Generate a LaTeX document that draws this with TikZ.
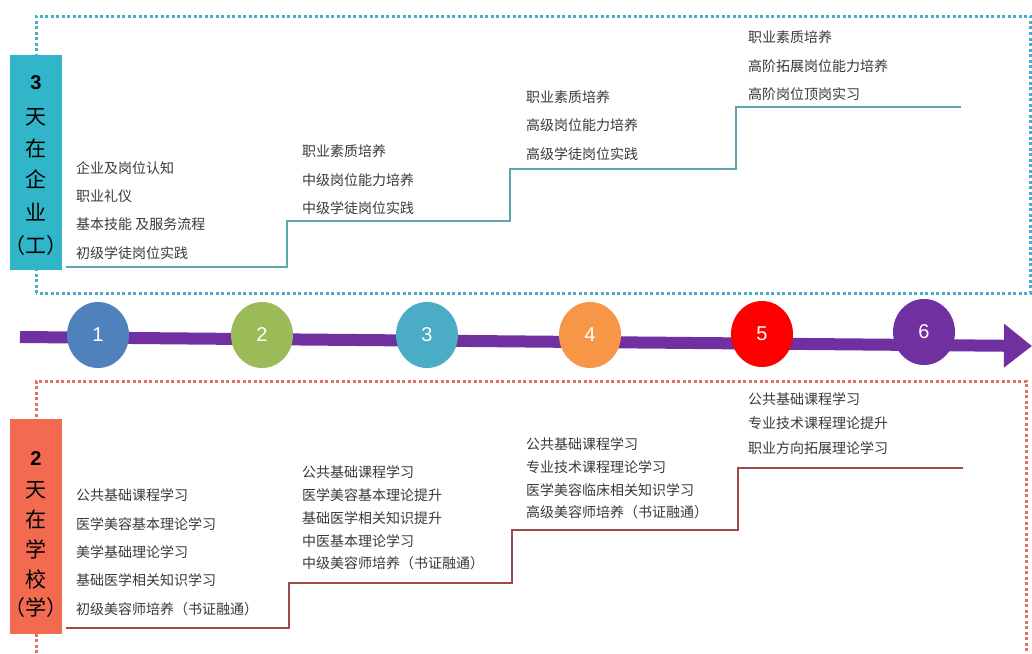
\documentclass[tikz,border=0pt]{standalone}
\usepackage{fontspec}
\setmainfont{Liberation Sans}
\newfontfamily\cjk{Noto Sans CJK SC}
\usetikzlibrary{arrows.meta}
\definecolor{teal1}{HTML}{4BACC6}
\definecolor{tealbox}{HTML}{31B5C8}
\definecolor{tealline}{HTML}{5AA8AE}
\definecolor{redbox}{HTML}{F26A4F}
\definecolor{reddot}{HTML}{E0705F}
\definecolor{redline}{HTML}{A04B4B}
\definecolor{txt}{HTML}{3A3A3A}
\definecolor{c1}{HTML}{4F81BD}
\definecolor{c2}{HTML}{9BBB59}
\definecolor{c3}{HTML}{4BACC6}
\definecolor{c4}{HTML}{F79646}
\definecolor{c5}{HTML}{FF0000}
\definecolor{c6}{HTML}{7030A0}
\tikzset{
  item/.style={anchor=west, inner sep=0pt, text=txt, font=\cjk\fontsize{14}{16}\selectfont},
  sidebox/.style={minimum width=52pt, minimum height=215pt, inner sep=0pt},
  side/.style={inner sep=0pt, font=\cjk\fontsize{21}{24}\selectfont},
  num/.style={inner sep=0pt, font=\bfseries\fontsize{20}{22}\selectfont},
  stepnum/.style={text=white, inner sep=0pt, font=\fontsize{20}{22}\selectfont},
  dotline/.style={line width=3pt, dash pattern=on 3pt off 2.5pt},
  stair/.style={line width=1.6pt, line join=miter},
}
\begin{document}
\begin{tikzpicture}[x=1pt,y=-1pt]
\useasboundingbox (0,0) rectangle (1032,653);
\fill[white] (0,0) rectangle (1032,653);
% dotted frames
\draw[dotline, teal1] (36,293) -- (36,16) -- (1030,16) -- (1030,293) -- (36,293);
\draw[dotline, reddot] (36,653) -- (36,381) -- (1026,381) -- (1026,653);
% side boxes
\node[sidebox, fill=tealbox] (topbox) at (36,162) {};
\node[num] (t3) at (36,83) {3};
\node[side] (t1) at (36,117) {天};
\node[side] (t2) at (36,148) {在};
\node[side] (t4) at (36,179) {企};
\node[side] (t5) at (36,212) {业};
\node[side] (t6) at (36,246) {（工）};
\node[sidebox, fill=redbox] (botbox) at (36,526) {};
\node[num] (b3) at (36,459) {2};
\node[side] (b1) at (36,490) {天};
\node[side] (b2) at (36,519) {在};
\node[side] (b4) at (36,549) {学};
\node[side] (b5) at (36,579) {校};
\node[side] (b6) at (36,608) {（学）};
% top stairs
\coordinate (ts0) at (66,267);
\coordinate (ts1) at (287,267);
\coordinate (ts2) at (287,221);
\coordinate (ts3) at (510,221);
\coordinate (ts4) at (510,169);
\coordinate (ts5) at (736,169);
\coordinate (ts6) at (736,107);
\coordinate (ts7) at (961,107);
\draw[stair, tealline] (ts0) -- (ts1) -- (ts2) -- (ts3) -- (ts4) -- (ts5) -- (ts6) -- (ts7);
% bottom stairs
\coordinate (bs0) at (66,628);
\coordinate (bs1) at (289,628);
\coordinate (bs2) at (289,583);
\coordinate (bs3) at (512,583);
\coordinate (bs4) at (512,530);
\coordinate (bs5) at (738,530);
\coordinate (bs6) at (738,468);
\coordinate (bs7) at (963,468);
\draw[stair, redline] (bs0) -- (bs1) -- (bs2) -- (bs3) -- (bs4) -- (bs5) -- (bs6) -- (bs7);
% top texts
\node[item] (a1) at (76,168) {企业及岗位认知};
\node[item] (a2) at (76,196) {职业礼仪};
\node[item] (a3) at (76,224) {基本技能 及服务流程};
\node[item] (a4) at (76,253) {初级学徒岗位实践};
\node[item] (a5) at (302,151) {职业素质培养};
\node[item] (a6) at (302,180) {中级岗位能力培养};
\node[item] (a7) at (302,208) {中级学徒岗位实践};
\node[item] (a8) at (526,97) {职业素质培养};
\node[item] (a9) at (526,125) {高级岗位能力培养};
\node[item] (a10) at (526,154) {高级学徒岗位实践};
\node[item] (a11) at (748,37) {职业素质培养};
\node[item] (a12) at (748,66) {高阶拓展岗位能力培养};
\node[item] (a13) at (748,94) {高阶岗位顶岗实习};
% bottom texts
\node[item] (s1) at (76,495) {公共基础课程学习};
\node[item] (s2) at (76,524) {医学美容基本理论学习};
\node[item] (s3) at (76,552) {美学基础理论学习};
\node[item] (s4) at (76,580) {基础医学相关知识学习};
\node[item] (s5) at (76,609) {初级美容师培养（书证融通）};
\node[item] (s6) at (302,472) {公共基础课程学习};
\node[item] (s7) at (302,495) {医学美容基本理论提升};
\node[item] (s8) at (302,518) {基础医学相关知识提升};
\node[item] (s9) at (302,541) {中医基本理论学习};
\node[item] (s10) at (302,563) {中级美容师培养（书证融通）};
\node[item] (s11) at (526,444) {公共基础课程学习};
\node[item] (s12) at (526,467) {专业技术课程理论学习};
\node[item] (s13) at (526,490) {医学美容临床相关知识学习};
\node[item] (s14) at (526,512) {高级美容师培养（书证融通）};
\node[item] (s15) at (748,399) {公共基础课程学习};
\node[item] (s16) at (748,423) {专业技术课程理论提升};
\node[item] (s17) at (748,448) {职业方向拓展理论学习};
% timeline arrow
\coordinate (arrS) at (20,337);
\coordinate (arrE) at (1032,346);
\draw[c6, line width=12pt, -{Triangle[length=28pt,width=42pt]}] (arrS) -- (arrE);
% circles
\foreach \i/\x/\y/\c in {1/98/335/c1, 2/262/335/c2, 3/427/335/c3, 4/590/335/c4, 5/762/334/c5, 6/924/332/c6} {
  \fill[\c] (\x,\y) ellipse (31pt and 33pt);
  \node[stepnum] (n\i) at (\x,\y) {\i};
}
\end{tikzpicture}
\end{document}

* AIM OF THE EXERCISE:
Extract all the data above exactly, excluding every picture.

* EXPECTED ANSWER:
Generate a LaTeX document that draws this with TikZ.
\documentclass[tikz,border=0pt]{standalone}
\usepackage{fontspec}
\setmainfont{Liberation Sans}
\newfontfamily\cjk{Noto Sans CJK SC}
\usetikzlibrary{arrows.meta}
\definecolor{teal1}{HTML}{4BACC6}
\definecolor{tealbox}{HTML}{31B5C8}
\definecolor{tealline}{HTML}{5AA8AE}
\definecolor{redbox}{HTML}{F26A4F}
\definecolor{reddot}{HTML}{E0705F}
\definecolor{redline}{HTML}{A04B4B}
\definecolor{txt}{HTML}{3A3A3A}
\definecolor{c1}{HTML}{4F81BD}
\definecolor{c2}{HTML}{9BBB59}
\definecolor{c3}{HTML}{4BACC6}
\definecolor{c4}{HTML}{F79646}
\definecolor{c5}{HTML}{FF0000}
\definecolor{c6}{HTML}{7030A0}
\tikzset{
  item/.style={anchor=west, inner sep=0pt, text=txt, font=\cjk\fontsize{14}{16}\selectfont},
  sidebox/.style={minimum width=52pt, minimum height=215pt, inner sep=0pt},
  side/.style={inner sep=0pt, font=\cjk\fontsize{21}{24}\selectfont},
  num/.style={inner sep=0pt, font=\bfseries\fontsize{20}{22}\selectfont},
  stepnum/.style={text=white, inner sep=0pt, font=\fontsize{20}{22}\selectfont},
  dotline/.style={line width=3pt, dash pattern=on 3pt off 2.5pt},
  stair/.style={line width=1.6pt, line join=miter},
}
\begin{document}
\begin{tikzpicture}[x=1pt,y=-1pt]
\useasboundingbox (0,0) rectangle (1032,653);
\fill[white] (0,0) rectangle (1032,653);
% dotted frames
\draw[dotline, teal1] (36,293) -- (36,16) -- (1030,16) -- (1030,293) -- (36,293);
\draw[dotline, reddot] (36,653) -- (36,381) -- (1026,381) -- (1026,653);
% side boxes
\node[sidebox, fill=tealbox] (topbox) at (36,162) {};
\node[num] (t3) at (36,83) {3};
\node[side] (t1) at (36,117) {天};
\node[side] (t2) at (36,148) {在};
\node[side] (t4) at (36,179) {企};
\node[side] (t5) at (36,212) {业};
\node[side] (t6) at (36,246) {（工）};
\node[sidebox, fill=redbox] (botbox) at (36,526) {};
\node[num] (b3) at (36,459) {2};
\node[side] (b1) at (36,490) {天};
\node[side] (b2) at (36,519) {在};
\node[side] (b4) at (36,549) {学};
\node[side] (b5) at (36,579) {校};
\node[side] (b6) at (36,608) {（学）};
% top stairs
\coordinate (ts0) at (66,267);
\coordinate (ts1) at (287,267);
\coordinate (ts2) at (287,221);
\coordinate (ts3) at (510,221);
\coordinate (ts4) at (510,169);
\coordinate (ts5) at (736,169);
\coordinate (ts6) at (736,107);
\coordinate (ts7) at (961,107);
\draw[stair, tealline] (ts0) -- (ts1) -- (ts2) -- (ts3) -- (ts4) -- (ts5) -- (ts6) -- (ts7);
% bottom stairs
\coordinate (bs0) at (66,628);
\coordinate (bs1) at (289,628);
\coordinate (bs2) at (289,583);
\coordinate (bs3) at (512,583);
\coordinate (bs4) at (512,530);
\coordinate (bs5) at (738,530);
\coordinate (bs6) at (738,468);
\coordinate (bs7) at (963,468);
\draw[stair, redline] (bs0) -- (bs1) -- (bs2) -- (bs3) -- (bs4) -- (bs5) -- (bs6) -- (bs7);
% top texts
\node[item] (a1) at (76,168) {企业及岗位认知};
\node[item] (a2) at (76,196) {职业礼仪};
\node[item] (a3) at (76,224) {基本技能 及服务流程};
\node[item] (a4) at (76,253) {初级学徒岗位实践};
\node[item] (a5) at (302,151) {职业素质培养};
\node[item] (a6) at (302,180) {中级岗位能力培养};
\node[item] (a7) at (302,208) {中级学徒岗位实践};
\node[item] (a8) at (526,97) {职业素质培养};
\node[item] (a9) at (526,125) {高级岗位能力培养};
\node[item] (a10) at (526,154) {高级学徒岗位实践};
\node[item] (a11) at (748,37) {职业素质培养};
\node[item] (a12) at (748,66) {高阶拓展岗位能力培养};
\node[item] (a13) at (748,94) {高阶岗位顶岗实习};
% bottom texts
\node[item] (s1) at (76,495) {公共基础课程学习};
\node[item] (s2) at (76,524) {医学美容基本理论学习};
\node[item] (s3) at (76,552) {美学基础理论学习};
\node[item] (s4) at (76,580) {基础医学相关知识学习};
\node[item] (s5) at (76,609) {初级美容师培养（书证融通）};
\node[item] (s6) at (302,472) {公共基础课程学习};
\node[item] (s7) at (302,495) {医学美容基本理论提升};
\node[item] (s8) at (302,518) {基础医学相关知识提升};
\node[item] (s9) at (302,541) {中医基本理论学习};
\node[item] (s10) at (302,563) {中级美容师培养（书证融通）};
\node[item] (s11) at (526,444) {公共基础课程学习};
\node[item] (s12) at (526,467) {专业技术课程理论学习};
\node[item] (s13) at (526,490) {医学美容临床相关知识学习};
\node[item] (s14) at (526,512) {高级美容师培养（书证融通）};
\node[item] (s15) at (748,399) {公共基础课程学习};
\node[item] (s16) at (748,423) {专业技术课程理论提升};
\node[item] (s17) at (748,448) {职业方向拓展理论学习};
% timeline arrow
\coordinate (arrS) at (20,337);
\coordinate (arrE) at (1032,346);
\draw[c6, line width=12pt, -{Triangle[length=28pt,width=42pt]}] (arrS) -- (arrE);
% circles
\foreach \i/\x/\y/\c in {1/98/335/c1, 2/262/335/c2, 3/427/335/c3, 4/590/335/c4, 5/762/334/c5, 6/924/332/c6} {
  \fill[\c] (\x,\y) ellipse (31pt and 33pt);
  \node[stepnum] (n\i) at (\x,\y) {\i};
}
\end{tikzpicture}
\end{document}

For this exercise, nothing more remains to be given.